**THE TASK:**
Below is a listing to transcribe in full and exactly; keep the pictures out.

**RECORDS PROVIDED:**
════════

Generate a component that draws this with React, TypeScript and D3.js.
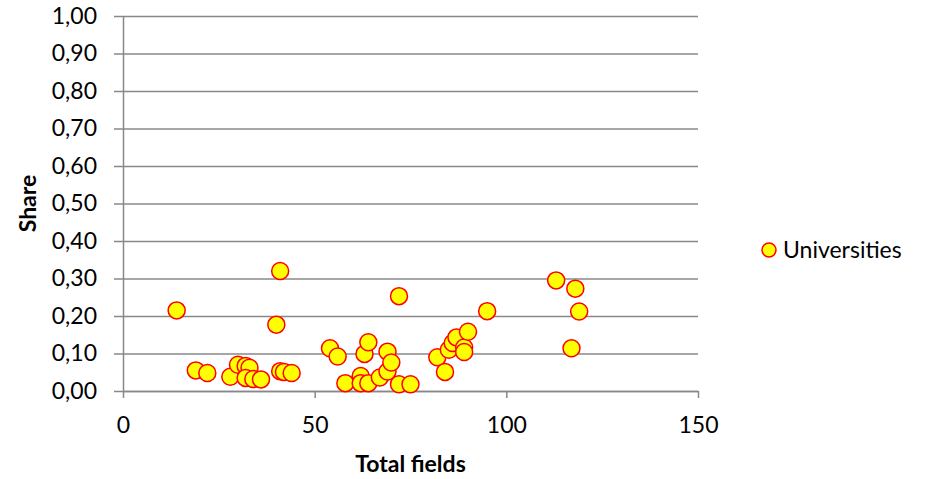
import { useEffect, useRef } from "react";
import * as d3 from "d3";

// Universities: total fields vs share
const totalFields = [
  14, 19, 22, 28, 30, 32, 33, 32, 34, 36, 40, 41, 41, 42, 44, 54, 56, 58, 62, 62,
  63, 64, 64, 67, 69, 69, 70, 72, 72, 75, 82, 84, 85, 86, 87, 89, 89, 90, 95,
  113, 117, 118, 119,
];
const share = [
  0.215, 0.055, 0.048, 0.038, 0.07, 0.067, 0.062, 0.035, 0.032, 0.031, 0.177, 0.32,
  0.053, 0.051, 0.048, 0.114, 0.092, 0.021, 0.04, 0.021, 0.099, 0.13, 0.021, 0.036,
  0.105, 0.052, 0.076, 0.253, 0.018, 0.018, 0.09, 0.051, 0.11, 0.128, 0.143, 0.116,
  0.104, 0.158, 0.213, 0.295, 0.114, 0.273, 0.212,
];
const xTicks = [0, 50, 100, 150];
const yTicks = [0, 0.1, 0.2, 0.3, 0.4, 0.5, 0.6, 0.7, 0.8, 0.9, 1.0];
const seriesName = "Universities";

const FONT = "Lato, 'Open Sans', sans-serif";
const FONT_SIZE = "23px";
const GRID = "#888888";

export default function App() {
  const svgRef = useRef<SVGSVGElement>(null);

  useEffect(() => {
    const width = 930;
    const height = 479;
    const margin = { top: 16, right: 232, bottom: 88, left: 123 };
    const innerW = width - margin.left - margin.right;
    const innerH = height - margin.top - margin.bottom;

    const svg = d3.select(svgRef.current);
    svg.selectAll("*").remove();
    svg.attr("width", width).attr("height", height);

    const g = svg.append("g").attr("transform", `translate(${margin.left},${margin.top})`);

    const x = d3.scaleLinear().domain([0, 150]).range([0, innerW]);
    const y = d3.scaleLinear().domain([0, 1]).range([innerH, 0]);

    // horizontal gridlines + y axis
    g.append("g")
      .call(
        d3.axisLeft(y)
          .tickValues(yTicks)
          .tickSize(-innerW)
          .tickSizeOuter(0)
          .tickFormat(d => d3.format(".2f")(d as number).replace(".", ","))
      )
      .call(ax => {
        ax.select(".domain").attr("stroke", GRID).attr("stroke-width", 1.5);
        ax.selectAll(".tick line").attr("stroke", GRID).attr("stroke-width", 1.5).attr("x1", -9);
        ax.selectAll(".tick text")
          .attr("x", -26)
          .attr("fill", "#000")
          .style("font-size", FONT_SIZE)
          .style("font-family", FONT);
      });

    // x axis
    g.append("g")
      .attr("transform", `translate(0,${innerH})`)
      .call(d3.axisBottom(x).tickValues(xTicks).tickSize(7).tickSizeOuter(0))
      .call(ax => {
        ax.select(".domain").attr("stroke", GRID).attr("stroke-width", 1.5);
        ax.selectAll(".tick line").attr("stroke", GRID).attr("stroke-width", 1.5);
        ax.selectAll(".tick text")
          .attr("y", 26)
          .attr("fill", "#000")
          .style("font-size", FONT_SIZE)
          .style("font-family", FONT);
      });

    // points
    g.append("g")
      .selectAll("circle")
      .data(totalFields.map((v, i) => [v, share[i]]))
      .enter()
      .append("circle")
      .attr("cx", d => x(d[0]))
      .attr("cy", d => y(d[1]))
      .attr("r", 8.5)
      .attr("fill", "#FFFF00")
      .attr("stroke", "#FF0000")
      .attr("stroke-width", 1.5);

    // axis titles
    svg.append("text")
      .attr("x", margin.left + x(75))
      .attr("y", 472)
      .attr("text-anchor", "middle")
      .style("font-size", FONT_SIZE)
      .style("font-weight", "bold")
      .style("font-family", FONT)
      .text("Total fields");

    svg.append("text")
      .attr("transform", `translate(36,${margin.top + y(0.5)}) rotate(-90)`)
      .attr("text-anchor", "middle")
      .style("font-size", FONT_SIZE)
      .style("font-weight", "bold")
      .style("font-family", FONT)
      .text("Share");

    // legend
    const lg = svg.append("g").attr("transform", "translate(769,250)");
    lg.append("circle")
      .attr("r", 7)
      .attr("fill", "#FFFF00")
      .attr("stroke", "#FF0000")
      .attr("stroke-width", 1.5);
    lg.append("text")
      .attr("x", 14)
      .attr("y", 8)
      .style("font-size", FONT_SIZE)
      .style("font-family", FONT)
      .text(seriesName);
  }, []);

  return <svg ref={svgRef} style={{ position: "absolute", left: 0, top: 0, display: "block" }} />;
}
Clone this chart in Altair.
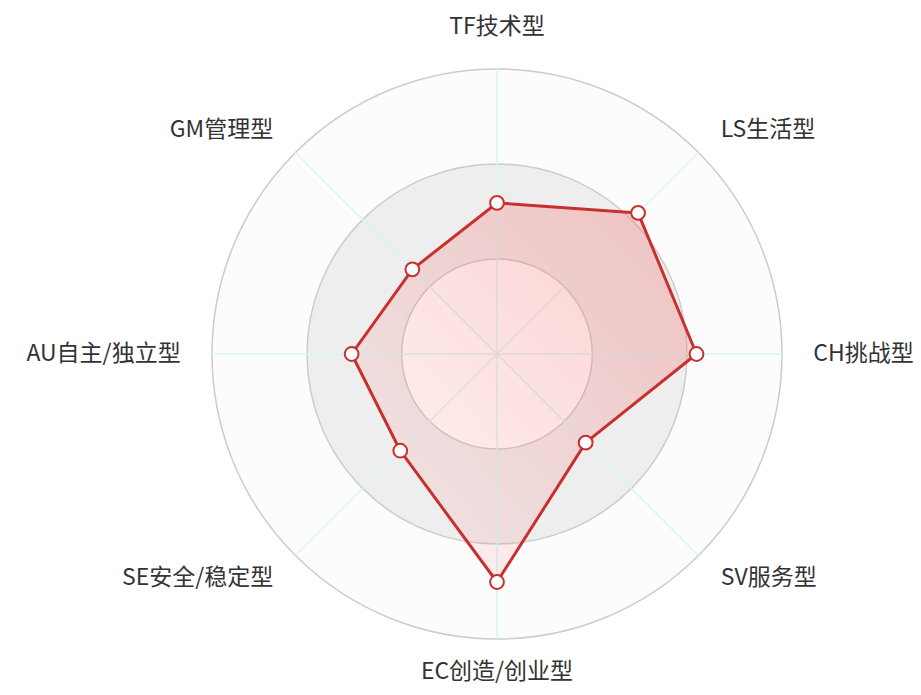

════════

**TASK SOLUTION:**
Generate a component that draws this with React, TypeScript and D3.js.
import { useEffect, useRef } from "react";
import * as d3 from "d3";

// Universities: total fields vs share
const totalFields = [
  14, 19, 22, 28, 30, 32, 33, 32, 34, 36, 40, 41, 41, 42, 44, 54, 56, 58, 62, 62,
  63, 64, 64, 67, 69, 69, 70, 72, 72, 75, 82, 84, 85, 86, 87, 89, 89, 90, 95,
  113, 117, 118, 119,
];
const share = [
  0.215, 0.055, 0.048, 0.038, 0.07, 0.067, 0.062, 0.035, 0.032, 0.031, 0.177, 0.32,
  0.053, 0.051, 0.048, 0.114, 0.092, 0.021, 0.04, 0.021, 0.099, 0.13, 0.021, 0.036,
  0.105, 0.052, 0.076, 0.253, 0.018, 0.018, 0.09, 0.051, 0.11, 0.128, 0.143, 0.116,
  0.104, 0.158, 0.213, 0.295, 0.114, 0.273, 0.212,
];
const xTicks = [0, 50, 100, 150];
const yTicks = [0, 0.1, 0.2, 0.3, 0.4, 0.5, 0.6, 0.7, 0.8, 0.9, 1.0];
const seriesName = "Universities";

const FONT = "Lato, 'Open Sans', sans-serif";
const FONT_SIZE = "23px";
const GRID = "#888888";

export default function App() {
  const svgRef = useRef<SVGSVGElement>(null);

  useEffect(() => {
    const width = 930;
    const height = 479;
    const margin = { top: 16, right: 232, bottom: 88, left: 123 };
    const innerW = width - margin.left - margin.right;
    const innerH = height - margin.top - margin.bottom;

    const svg = d3.select(svgRef.current);
    svg.selectAll("*").remove();
    svg.attr("width", width).attr("height", height);

    const g = svg.append("g").attr("transform", `translate(${margin.left},${margin.top})`);

    const x = d3.scaleLinear().domain([0, 150]).range([0, innerW]);
    const y = d3.scaleLinear().domain([0, 1]).range([innerH, 0]);

    // horizontal gridlines + y axis
    g.append("g")
      .call(
        d3.axisLeft(y)
          .tickValues(yTicks)
          .tickSize(-innerW)
          .tickSizeOuter(0)
          .tickFormat(d => d3.format(".2f")(d as number).replace(".", ","))
      )
      .call(ax => {
        ax.select(".domain").attr("stroke", GRID).attr("stroke-width", 1.5);
        ax.selectAll(".tick line").attr("stroke", GRID).attr("stroke-width", 1.5).attr("x1", -9);
        ax.selectAll(".tick text")
          .attr("x", -26)
          .attr("fill", "#000")
          .style("font-size", FONT_SIZE)
          .style("font-family", FONT);
      });

    // x axis
    g.append("g")
      .attr("transform", `translate(0,${innerH})`)
      .call(d3.axisBottom(x).tickValues(xTicks).tickSize(7).tickSizeOuter(0))
      .call(ax => {
        ax.select(".domain").attr("stroke", GRID).attr("stroke-width", 1.5);
        ax.selectAll(".tick line").attr("stroke", GRID).attr("stroke-width", 1.5);
        ax.selectAll(".tick text")
          .attr("y", 26)
          .attr("fill", "#000")
          .style("font-size", FONT_SIZE)
          .style("font-family", FONT);
      });

    // points
    g.append("g")
      .selectAll("circle")
      .data(totalFields.map((v, i) => [v, share[i]]))
      .enter()
      .append("circle")
      .attr("cx", d => x(d[0]))
      .attr("cy", d => y(d[1]))
      .attr("r", 8.5)
      .attr("fill", "#FFFF00")
      .attr("stroke", "#FF0000")
      .attr("stroke-width", 1.5);

    // axis titles
    svg.append("text")
      .attr("x", margin.left + x(75))
      .attr("y", 472)
      .attr("text-anchor", "middle")
      .style("font-size", FONT_SIZE)
      .style("font-weight", "bold")
      .style("font-family", FONT)
      .text("Total fields");

    svg.append("text")
      .attr("transform", `translate(36,${margin.top + y(0.5)}) rotate(-90)`)
      .attr("text-anchor", "middle")
      .style("font-size", FONT_SIZE)
      .style("font-weight", "bold")
      .style("font-family", FONT)
      .text("Share");

    // legend
    const lg = svg.append("g").attr("transform", "translate(769,250)");
    lg.append("circle")
      .attr("r", 7)
      .attr("fill", "#FFFF00")
      .attr("stroke", "#FF0000")
      .attr("stroke-width", 1.5);
    lg.append("text")
      .attr("x", 14)
      .attr("y", 8)
      .style("font-size", FONT_SIZE)
      .style("font-family", FONT)
      .text(seriesName);
  }, []);

  return <svg ref={svgRef} style={{ position: "absolute", left: 0, top: 0, display: "block" }} />;
}
Clone this chart in Altair.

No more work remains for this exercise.